A partir do inédito contexto histórico, entre 2017 a 2019, em que mulheres ocuparam simultaneamente cargos de liderança no Sistema de Justiça brasileiro, a desigualdade de gênero nos espaços de poder foi amplamente evidenciada, aguçando os debates sobre equidade nessa seara. Com uma mulher pela primeira vez à frente da Procuradoria-Geral da República e do Conselho Nacional do Ministério Público (CNMP), Raquel Elias Ferreira Dodge, o Ministério Público desenvolveu, exatamente nesse biênio, uma vigorosa política de afirmação de Direitos Humanos, focada especialmente em questões ambientais, de cidadania e na equidade de gênero e raça.

Além da criação da Secretaria de Direitos Humanos e Defesa Coletiva do CNMP, que teve a autora deste texto, Ivana Farina Navarrete Pena, como titular até 2019, foi estabelecida pela ex-Presidente do CNMP, Raquel Dodge, importante interlocução para além das fronteiras nacionais, firmando-se termo de cooperação entre o CNMP e a Delegação da União Europeia (UE) para desenvolvimento do projeto “Diálogos Brasil – União Europeia: perspectivas de Equidade de Gênero no Sistema de Justiça, Ministério Público”.

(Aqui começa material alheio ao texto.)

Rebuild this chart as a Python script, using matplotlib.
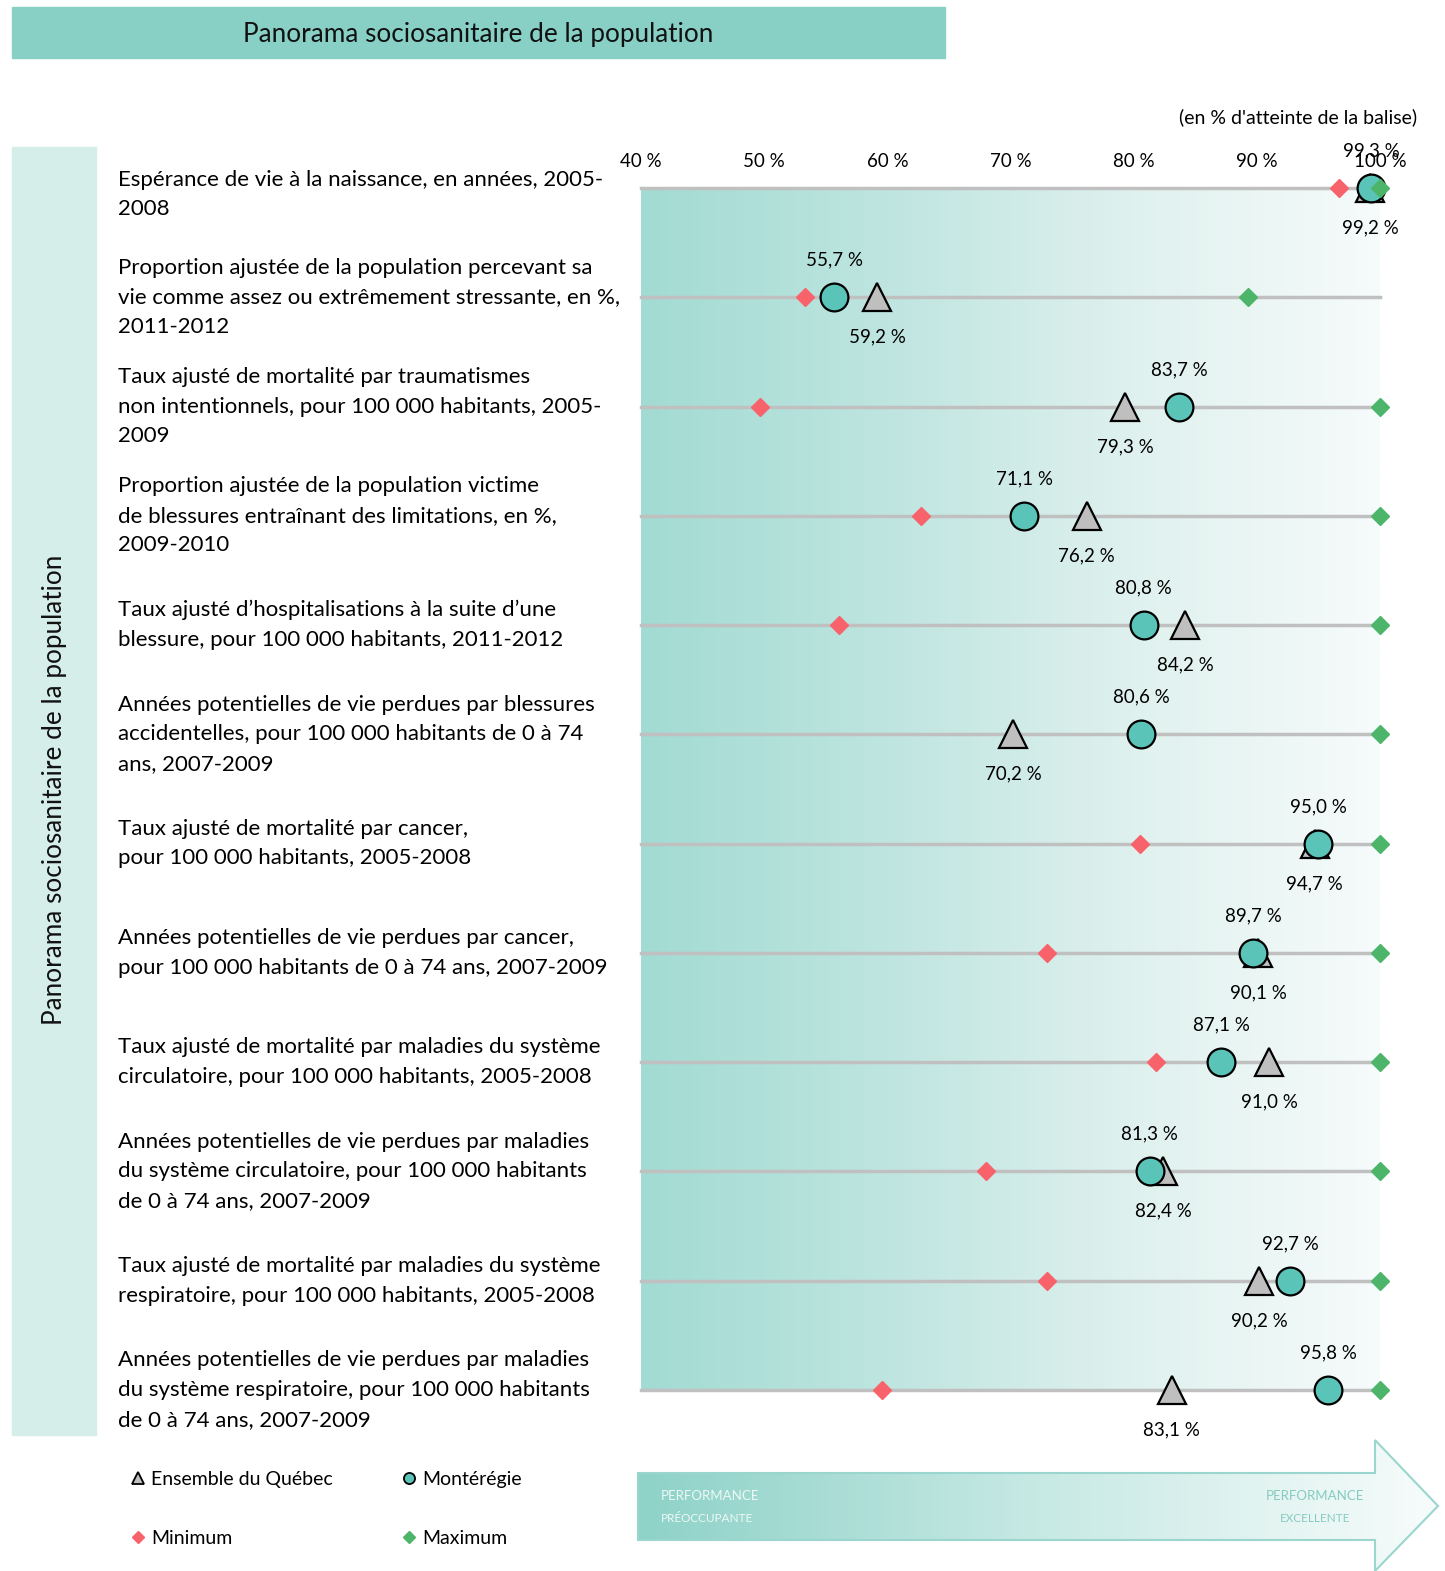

Esses diálogos, articulados e inovadores, foram implementados nas Conferências Regionais das Promotoras e Procuradoras de Justiça, realizadas nas cinco regiões do País entre fevereiro e junho de 2019 (Manaus-AM, Salvador-BA, Goiânia-GO, São Paulo-SP e Bento Gonçalves-RS) e na missão técnica, realizada em fevereiro deste ano em Lisboa-Portugal, Roma-Itália e Bruxelas-Bélgica, sob os auspícios da UE. Nessas conferências, atuaram na Comissão Organizadora as duas autoras deste texto, em conjunto com várias outras integrantes do Ministério Público brasileiro.

A missão técnica, realizada nos três países da UE, contou com a participação: da Subprocuradora-Geral da República e ex-Procuradora-Geral da República, Raquel Dodge, que presidiu todas as Conferências; desta autora, Ivana Farina; da Procuradora da República e ex-Secretária-Geral do CNMP, Cristina Nascimento de Melo; da Primeira Secretária da Delegação da União Europeia, Maria Rosa Sabbatelli; e da advogada e pesquisadora portuguesa Antônia Martin Barradas, que atuou como perita externa, contratada pela UE.

Nesse intercâmbio de informações, foi reconhecido o pleno êxito da iniciativa pela União Europeia e apresentada aos países visitados – em audiências com poderes, instituições e organizações da sociedade civil – a metodologia utilizada nas Conferências, enfatizando-se os objetivos de obtenção de um diagnóstico, subjetivo e qualitativo, da realidade de mulheres integrantes da carreira do Ministério Público, bem como as propostas de ações aprovadas em plenário, direcionadas à ruptura do quadro de desequilíbrio de gênero estabelecido.

A Agenda 2030 da Organizações da Nações Unidas (ONU) definiu, no objetivo sustentável nº 5, “alcançar a igualdade de gênero e empoderar todas as mulheres e meninas”. Especificamente, no item 5.5, trouxe como objetivo “garantir a participação plena e efetiva das mulheres e a igualdade de oportunidades para a liderança em todos os níveis”. O CNMP e a UE uniram-se na construção de uma política internacional de equidade de gênero, cumprindo as metas da ONU, para reduzir a desigualdade entre homens e mulheres no Sistema de Justiça.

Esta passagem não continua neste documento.